--- Goal of the exercise ---
Include in the output only the lines from the opening of the records through the line containing "ls='none', label='Prolate', zorder=3)", each printed exactly; pictures are omitted.

--- Input ---
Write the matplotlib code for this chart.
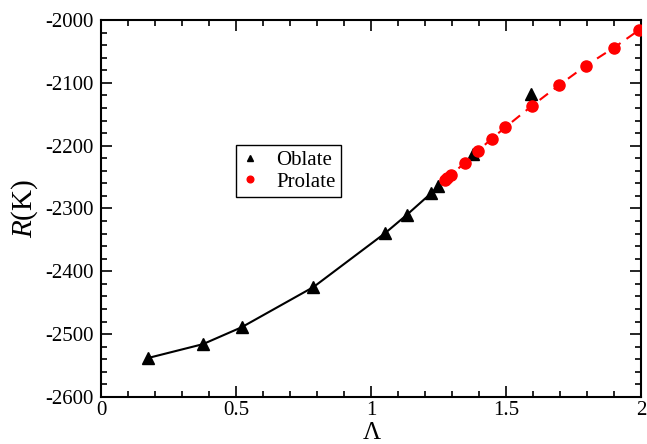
import matplotlib
matplotlib.use("Agg")
import matplotlib.pyplot as plt
from matplotlib.ticker import MultipleLocator

plt.rcParams['font.family'] = ['Liberation Serif', 'DejaVu Serif']
plt.rcParams['mathtext.fontset'] = 'custom'
plt.rcParams['mathtext.it'] = 'Liberation Serif:italic'
plt.rcParams['mathtext.rm'] = 'Liberation Serif'
plt.rcParams['axes.unicode_minus'] = False

# Oblate data (triangles)
oblate_x = [0.174, 0.377, 0.521, 0.787, 1.053, 1.133, 1.222, 1.250, 1.376, 1.594]
oblate_y = [-2538, -2516, -2489, -2425, -2339, -2310, -2276, -2265, -2213, -2118]
# solid curve through the first oblate points
curve_n = 8

# Prolate data (circles)
prolate_x = [1.275, 1.283, 1.296, 1.348, 1.397, 1.447, 1.497, 1.595, 1.696, 1.795, 1.900, 1.993]
prolate_y = [-2255, -2252, -2247, -2227, -2208, -2189, -2171, -2137, -2104, -2073, -2044, -2016]

fig = plt.figure(figsize=(6.47, 4.44), dpi=100)
ax = fig.add_axes([0.1561, 0.1059, 0.8346, 0.8491])

ax.plot(oblate_x[:curve_n], oblate_y[:curve_n], '-', color='black', lw=1.5, zorder=2)
ax.plot(prolate_x, prolate_y, '--', color='#ff0000', lw=1.5, dashes=(5, 3.5), zorder=2)
ax.plot(oblate_x, oblate_y, '^', color='black', ms=8, ls='none', label='Oblate', zorder=3)
ax.plot(prolate_x, prolate_y, 'o', color='#ff0000', ms=8, ls='none', label='Prolate', zorder=3)

ax.set_xlim(0, 2)
ax.set_ylim(-2600, -2000)
ax.xaxis.set_major_locator(MultipleLocator(0.5))
ax.xaxis.set_minor_locator(MultipleLocator(0.1))
ax.yaxis.set_major_locator(MultipleLocator(100))
ax.yaxis.set_minor_locator(MultipleLocator(20))
ax.set_xticks([0, 0.5, 1, 1.5, 2])
ax.set_xticklabels(['0', '0.5', '1', '1.5', '2'])
ax.tick_params(which='both', direction='in', top=True, right=True, labelsize=15, width=1.2)
ax.tick_params(which='major', length=8, pad=5)
ax.tick_params(axis='x', which='major', pad=3)
ax.tick_params(which='minor', length=4)
for s in ax.spines.values():
    s.set_linewidth(1.5)

ax.set_ylabel(r'$R$(K)', fontsize=21, labelpad=4)
ax.set_xlabel('Λ', fontsize=18)
ax.xaxis.label.set_va('bottom')
ax.xaxis.set_label_coords((371.5 - 101) / 540 * 0.8346 + 0.1561, 0.0, transform=fig.transFigure)

leg = ax.legend(loc='upper left', bbox_to_anchor=(0.25, 0.668), fontsize=15,
                frameon=True, fancybox=False, edgecolor='black', framealpha=1,
                handlelength=0.8, handletextpad=0.9, borderpad=0.25,
                labelspacing=0.1, markerscale=0.6, borderaxespad=0)
leg.get_frame().set_linewidth(1.0)

fig.savefig('out.png', dpi=100)
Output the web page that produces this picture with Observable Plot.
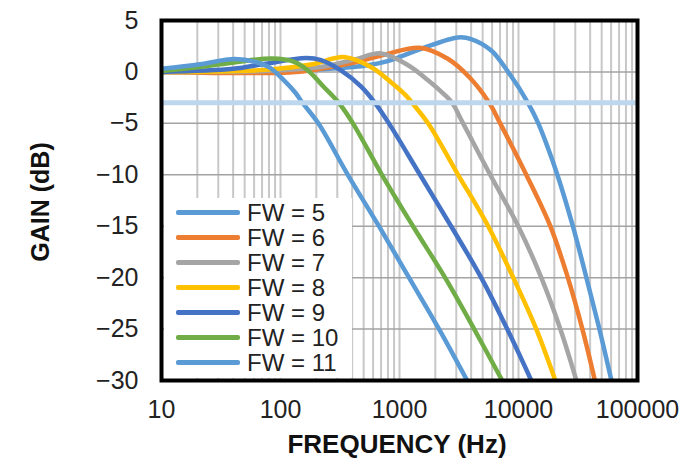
<!DOCTYPE html>
<html>
<head>
<meta charset="utf-8">
<script src="https://cdn.jsdelivr.net/npm/d3@7"></script>
<script src="https://cdn.jsdelivr.net/npm/@observablehq/plot@0.6"></script>
<style>
  html, body { margin: 0; padding: 0; background: #fff; }
  #wrap { position: relative; width: 687px; height: 463px; font-family: "Liberation Sans", Arial, sans-serif; color: #222; }
  #chart svg { display: block; }
  .ytitle { position: absolute; left: 40px; top: 202px; transform: translate(-50%, -50%) rotate(-90deg);
            font-weight: bold; font-size: 25px; white-space: nowrap; color: #111; }
  .xtitle { position: absolute; left: 397px; top: 444px; transform: translate(-50%, -50%);
            font-weight: bold; font-size: 26px; white-space: nowrap; color: #111; }
  #legend { position: absolute; left: 164px; top: 198px; width: 188px; height: 180px; background: #fff; }
  .row { position: absolute; left: 12px; height: 25px; display: flex; align-items: center; }
  .swatch { width: 64px; height: 5px; border-radius: 2px; margin-right: 7px; }
  .lbl { font-size: 24px; line-height: 25px; color: #222; }
</style>
</head>
<body>
<div id="wrap">
  <div id="chart"></div>
  <div class="ytitle">GAIN (dB)</div>
  <div class="xtitle">FREQUENCY (Hz)</div>
  <div id="legend"></div>
</div>
<script>
// Series names and colours
const fwLabels = ["FW = 5", "FW = 6", "FW = 7", "FW = 8", "FW = 9", "FW = 10", "FW = 11"];
const fwColors = ["#5B9BD5", "#ED7D31", "#A5A5A5", "#FFC000", "#4472C4", "#70AD47", "#5B9BD5"];

// Gain response per setting: [frequency (Hz), gain (dB)]
const fw5 = [[10,0.0],[118,0.1],[218,0.25],[505,0.6],[796,1.05],[1517,2.24],[3093,3.35],[4000,3.2],[5900,2.08],[8150,0.03],[12013,-3],[14670,-5],[17810,-7.5],[21200,-10],[28630,-15],[37200,-20],[47860,-25],[60400,-30]];
const fw6 = [[10,0.0],[118,-0.05],[218,0.3],[416,0.9],[796,1.76],[1469,2.35],[2546,1.28],[3850,-0.5],[5672,-3],[7020,-5],[11623,-10],[18513,-15],[25980,-20],[34430,-25],[43860,-30]];
const fw7 = [[10,0.0],[75,0.1],[218,0.47],[416,1.2],[698,1.8],[1172,0.68],[1727,-0.78],[2384,-2.2],[2768,-3],[3424,-5],[5783,-10],[9952,-15],[15543,-20],[22462,-25],[30643,-30]];
const fw8 = [[10,0.0],[75,0.2],[186,0.75],[341,1.45],[575,0.47],[848,-1.0],[1135,-2.3],[1274,-3],[1738,-5],[3109,-10],[5564,-15],[9034,-20],[14107,-25],[20390,-30]];
const fw9 = [[10,0.0],[40,0.3],[75,0.8],[165,1.35],[219,1.15],[322,0.15],[474,-1.4],[622,-3],[815,-5],[1488,-10],[2715,-15],[4857,-20],[8040,-25],[12805,-30]];
const fw10 = [[10,0.1],[21,0.47],[42,0.95],[85,1.3],[129,1.0],[174,0.05],[226,-1.35],[309,-3],[406,-5],[712,-10],[1299,-15],[2416,-20],[4241,-25],[7299,-30]];
const fw11 = [[10,0.3],[21,0.75],[41,1.25],[62,0.97],[80,0.47],[104,-0.67],[134,-2.05],[153,-3],[208,-5],[368,-10],[672,-15],[1202,-20],[2150,-25],[3702,-30]];

// -3 dB reference level
const cutoffDb = [-3];

// Axis ticks
const xTicks = [10, 100, 1000, 10000, 100000];
const yTicks = [5, 0, -5, -10, -15, -20, -25, -30];
const yGrid = [0, -5, -10, -15, -20, -25];
// Log grid: every 1..9 step within each decade
const xGrid = [10, 100, 1000, 10000].flatMap(d => d3.range(1, 10).map(k => k * d)).concat([100000]);

const seriesData = [fw5, fw6, fw7, fw8, fw9, fw10, fw11];
const table = seriesData.flatMap((pts, i) => pts.map(([f, g]) => ({series: fwLabels[i], f, g})));

const chart = Plot.plot({
  width: 687,
  height: 463,
  marginLeft: 161,
  marginRight: 50,
  marginTop: 20,
  marginBottom: 83,
  style: {fontFamily: "'Liberation Sans', Arial, sans-serif", color: "#222", background: "#fff"},
  x: {type: "log", domain: [10, 100000]},
  y: {domain: [-30, 5]},
  color: {domain: fwLabels, range: fwColors},
  marks: [
    Plot.gridX(xGrid, {stroke: "#c8c8c8", strokeOpacity: 1, strokeWidth: 2}),
    Plot.gridY(yGrid, {stroke: "#a3a3a3", strokeOpacity: 1, strokeWidth: 1.5}),
    Plot.line(table, {x: "f", y: "g", z: "series", stroke: "series", curve: "catmull-rom",
                      strokeWidth: 4.5, clip: true}),
    Plot.ruleY(cutoffDb, {stroke: "#BDD7EE", strokeWidth: 5}),
    Plot.frame({stroke: "#000", strokeWidth: 4}),
    Plot.axisX({ticks: xTicks, tickFormat: d => String(d), tickSize: 0, tickPadding: 20,
                fontSize: 25, label: null}),
    Plot.axisY({ticks: yTicks, tickSize: 0, tickPadding: 23, fontSize: 25, label: null})
  ]
});
document.getElementById("chart").appendChild(chart);

// Legend rows
const legend = document.getElementById("legend");
fwLabels.forEach((name, i) => {
  const row = document.createElement("div");
  row.className = "row";
  row.style.top = (2 + 25 * i) + "px";
  const sw = document.createElement("div");
  sw.className = "swatch";
  sw.style.background = fwColors[i];
  const t = document.createElement("span");
  t.className = "lbl";
  t.textContent = name;
  row.appendChild(sw);
  row.appendChild(t);
  legend.appendChild(row);
});
</script>
</body>
</html>
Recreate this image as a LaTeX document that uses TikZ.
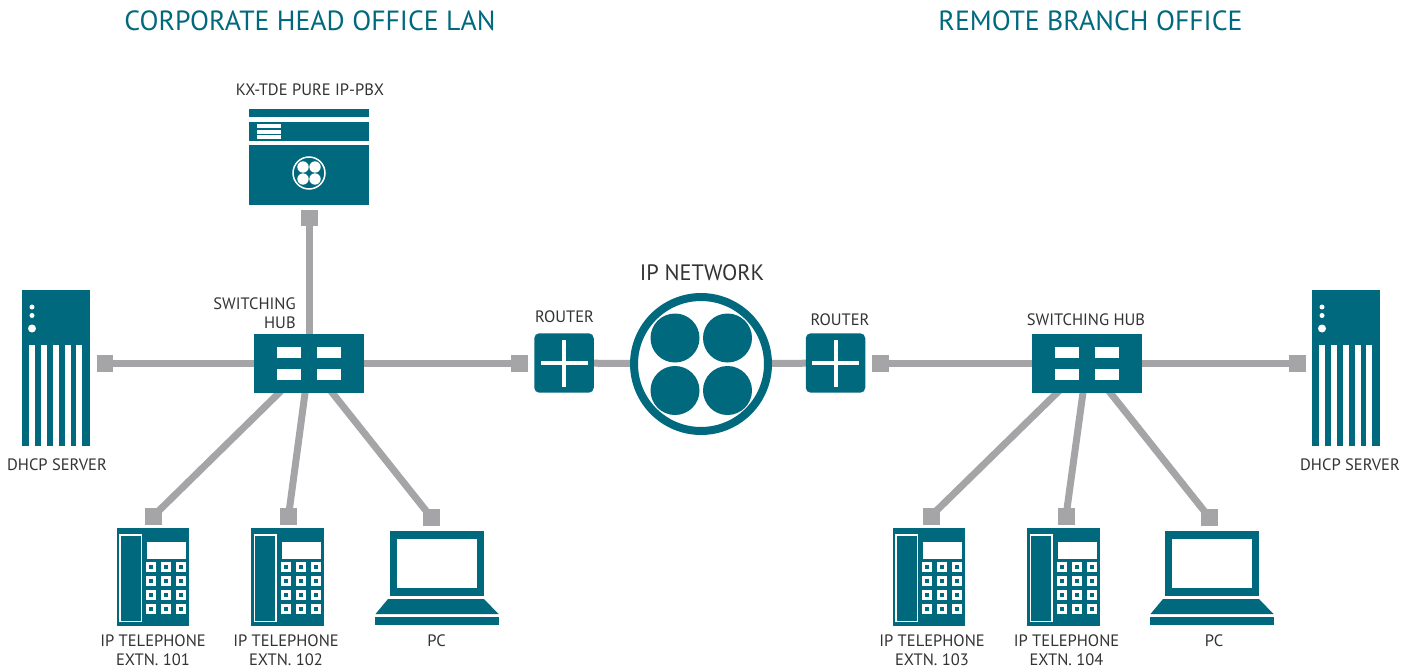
\documentclass[tikz,border=0pt]{standalone}
\usepackage{fontspec}
\setmainfont{PT Sans}
\usetikzlibrary{backgrounds}
\definecolor{netteal}{HTML}{00697D}
\definecolor{netgray}{HTML}{A5A5A7}
\definecolor{nettext}{HTML}{333333}
\tikzset{
  link/.style={draw=netgray, line width=0.14cm},
  port/.style={fill=netgray, inner sep=0, minimum width=0.34cm, minimum height=0.34cm},
  hub/.style={fill=netteal, inner sep=0, minimum width=2.2cm, minimum height=1.18cm},
  router/.style={fill=netteal, inner sep=0, rounded corners=0.1cm, minimum width=1.19cm, minimum height=1.19cm},
  ipnet/.style={circle, draw=netteal, fill=white, line width=0.16cm, inner sep=0, minimum size=2.68cm},
  label/.style={text=nettext, font=\fontsize{9.4}{11}\selectfont, inner sep=0, anchor=center},
  heading/.style={text=netteal, font=\fontsize{15.8}{19}\selectfont, inner sep=0, anchor=center},
}
\newcommand{\hubwindows}[2]{
  \begin{scope}[shift={(#1,#2)}]
    \fill[white] (-32,-16.5) rectangle (-8,-5.5);
    \fill[white] (8,-16.5) rectangle (32,-5.5);
    \fill[white] (-32,5.5) rectangle (-8,16.5);
    \fill[white] (8,5.5) rectangle (32,16.5);
  \end{scope}
}
\newcommand{\routerplus}[2]{
  \begin{scope}[shift={(#1,#2)}]
    \fill[white] (-23.5,-2) rectangle (23.5,2);
    \fill[white] (-2,-23.5) rectangle (2,23.5);
  \end{scope}
}
\newcommand{\serverbox}[1]{
  \begin{scope}[shift={(#1,0)}]
    \fill[netteal] (22,290) rectangle (89.5,446);
    \fill[white] (32,307) circle (2.5);
    \fill[white] (32,315.5) circle (2.5);
    \fill[white] (32,328.5) circle (4);
    \foreach \xpos in {29,41,53,65,76}
      \fill[white] (\xpos,345) rectangle (\xpos+6,446);
  \end{scope}
}
\newcommand{\phonebox}[1]{
  \begin{scope}[shift={(#1,0)}]
    \fill[netteal] (116.7,528) rectangle (189,625.7);
    \draw[white, line width=0.035cm] (120,535) rectangle (141.5,621.5);
    \fill[white] (147,542) rectangle (186,559);
    \foreach \xpos in {151,166,181}
      \foreach \ypos in {567,581,595,609} {
        \fill[white] (\xpos-5,\ypos-5) rectangle (\xpos+5,\ypos+5);
        \fill[netteal] (\xpos-2,\ypos-2) rectangle (\xpos+2,\ypos+2);
      }
  \end{scope}
}
\newcommand{\laptopbox}[1]{
  \begin{scope}[shift={(#1,0)}]
    \fill[netteal] (389.5,531) rectangle (484,596);
    \fill[white] (397,539) rectangle (477,588);
    \fill[netteal] (388,599) -- (484,599) -- (498.5,614) -- (375.5,614) -- cycle;
    \fill[netteal] (375,617) rectangle (499,625);
  \end{scope}
}
\begin{document}
\begin{tikzpicture}[x=0.02cm, y=-0.02cm]
\useasboundingbox (0,0) rectangle (1413,669);

\node[heading] (titleHead) at (310,21) {CORPORATE HEAD OFFICE LAN};
\node[heading] (titleBranch) at (1090.5,21) {REMOTE BRANCH OFFICE};

\fill[netteal] (249,109) rectangle (369,117);
\fill[netteal] (249,122) rectangle (369,141);
\fill[netteal] (249,145) rectangle (369,205);
\fill[white] (257,124) rectangle (281,128.5);
\fill[white] (257,130) rectangle (281,134);
\fill[white] (257,135) rectangle (281,139);
\draw[white, line width=0.03cm] (309,173) circle (16);
\fill[white] (303,167) circle (5.7);
\fill[white] (315,167) circle (5.7);
\fill[white] (303,179) circle (5.7);
\fill[white] (315,179) circle (5.7);
\node[label] (labelPbx) at (310,90) {KX-TDE PURE IP-PBX};

\serverbox{0}
\serverbox{1290}
\node[label] (labelServerA) at (57,465) {DHCP SERVER};
\node[label] (labelServerB) at (1350,465) {DHCP SERVER};

\node[hub] (hubA) at (309,363.5) {};
\node[hub] (hubB) at (1087,363.5) {};
\hubwindows{309}{363.5}
\hubwindows{1087}{363.5}
\node[label, anchor=east] (labelHubA) at (296,304) {SWITCHING};
\node[label, anchor=east] (labelHubAb) at (296,323) {HUB};
\node[label] (labelHubB) at (1086,320) {SWITCHING HUB};

\node[router] (routerA) at (564,363) {};
\node[router] (routerB) at (835.5,363) {};
\routerplus{564}{363}
\routerplus{835.5}{363}
\node[label] (labelRouterA) at (564.5,317) {ROUTER};
\node[label] (labelRouterB) at (840,320) {ROUTER};

\node[ipnet] (net) at (701,364) {};
\fill[netteal] (675,338) circle (24.5);
\fill[netteal] (727.5,338) circle (24.5);
\fill[netteal] (675,390.5) circle (24.5);
\fill[netteal] (727.5,390.5) circle (24.5);
\node[label, font=\fontsize{12.7}{15}\selectfont] (labelNet) at (702,273) {IP NETWORK};

\phonebox{0}
\phonebox{134.5}
\laptopbox{0}
\phonebox{776}
\phonebox{910.5}
\laptopbox{775}
\node[label] (labelPhoneA) at (153,641) {IP TELEPHONE};
\node[label] (labelExtA) at (153,660) {EXTN. 101};
\node[label] (labelPhoneB) at (286,641) {IP TELEPHONE};
\node[label] (labelExtB) at (286,660) {EXTN. 102};
\node[label] (labelPcA) at (436.5,641) {PC};
\node[label] (labelPhoneC) at (932,641) {IP TELEPHONE};
\node[label] (labelExtC) at (932,660) {EXTN. 103};
\node[label] (labelPhoneD) at (1066.5,641) {IP TELEPHONE};
\node[label] (labelExtD) at (1066.5,660) {EXTN. 104};
\node[label] (labelPcB) at (1214,641) {PC};

\node[port] (portPbx) at (309,218) {};
\node[port] (portServerA) at (105,363.5) {};
\node[port] (portRouterA) at (519,363.5) {};
\node[port] (portPhoneA) at (153.5,516) {};
\node[port] (portPhoneB) at (288.5,516) {};
\node[port] (portPcA) at (431,517) {};
\node[port] (portRouterB) at (880,363.5) {};
\node[port] (portServerB) at (1297,363.5) {};
\node[port] (portPhoneC) at (931,516) {};
\node[port] (portPhoneD) at (1066,516) {};
\node[port] (portPcB) at (1209,517) {};

\begin{scope}[on background layer]
\draw[link] (hubA.center) -- (portPbx.center);
\draw[link] (hubA.center) -- (portServerA.center);
\draw[link] (hubA.center) -- (portRouterA.center);
\draw[link] (hubA.center) -- (portPhoneA.center);
\draw[link] (hubA.center) -- (portPhoneB.center);
\draw[link] (hubA.center) -- (portPcA.center);
\draw[link] (routerA.center) -- (net.center);
\draw[link] (net.center) -- (routerB.center);
\draw[link] (hubB.center) -- (portRouterB.center);
\draw[link] (hubB.center) -- (portServerB.center);
\draw[link] (hubB.center) -- (portPhoneC.center);
\draw[link] (hubB.center) -- (portPhoneD.center);
\draw[link] (hubB.center) -- (portPcB.center);
\end{scope}

\end{tikzpicture}
\end{document}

--- Solution to the problem ---
Write the matplotlib code for this chart.
import matplotlib
matplotlib.use("Agg")
import matplotlib.pyplot as plt
from matplotlib.ticker import MultipleLocator

plt.rcParams['font.family'] = ['Liberation Serif', 'DejaVu Serif']
plt.rcParams['mathtext.fontset'] = 'custom'
plt.rcParams['mathtext.it'] = 'Liberation Serif:italic'
plt.rcParams['mathtext.rm'] = 'Liberation Serif'
plt.rcParams['axes.unicode_minus'] = False

# Oblate data (triangles)
oblate_x = [0.174, 0.377, 0.521, 0.787, 1.053, 1.133, 1.222, 1.250, 1.376, 1.594]
oblate_y = [-2538, -2516, -2489, -2425, -2339, -2310, -2276, -2265, -2213, -2118]
# solid curve through the first oblate points
curve_n = 8

# Prolate data (circles)
prolate_x = [1.275, 1.283, 1.296, 1.348, 1.397, 1.447, 1.497, 1.595, 1.696, 1.795, 1.900, 1.993]
prolate_y = [-2255, -2252, -2247, -2227, -2208, -2189, -2171, -2137, -2104, -2073, -2044, -2016]

fig = plt.figure(figsize=(6.47, 4.44), dpi=100)
ax = fig.add_axes([0.1561, 0.1059, 0.8346, 0.8491])

ax.plot(oblate_x[:curve_n], oblate_y[:curve_n], '-', color='black', lw=1.5, zorder=2)
ax.plot(prolate_x, prolate_y, '--', color='#ff0000', lw=1.5, dashes=(5, 3.5), zorder=2)
ax.plot(oblate_x, oblate_y, '^', color='black', ms=8, ls='none', label='Oblate', zorder=3)
ax.plot(prolate_x, prolate_y, 'o', color='#ff0000', ms=8, ls='none', label='Prolate', zorder=3)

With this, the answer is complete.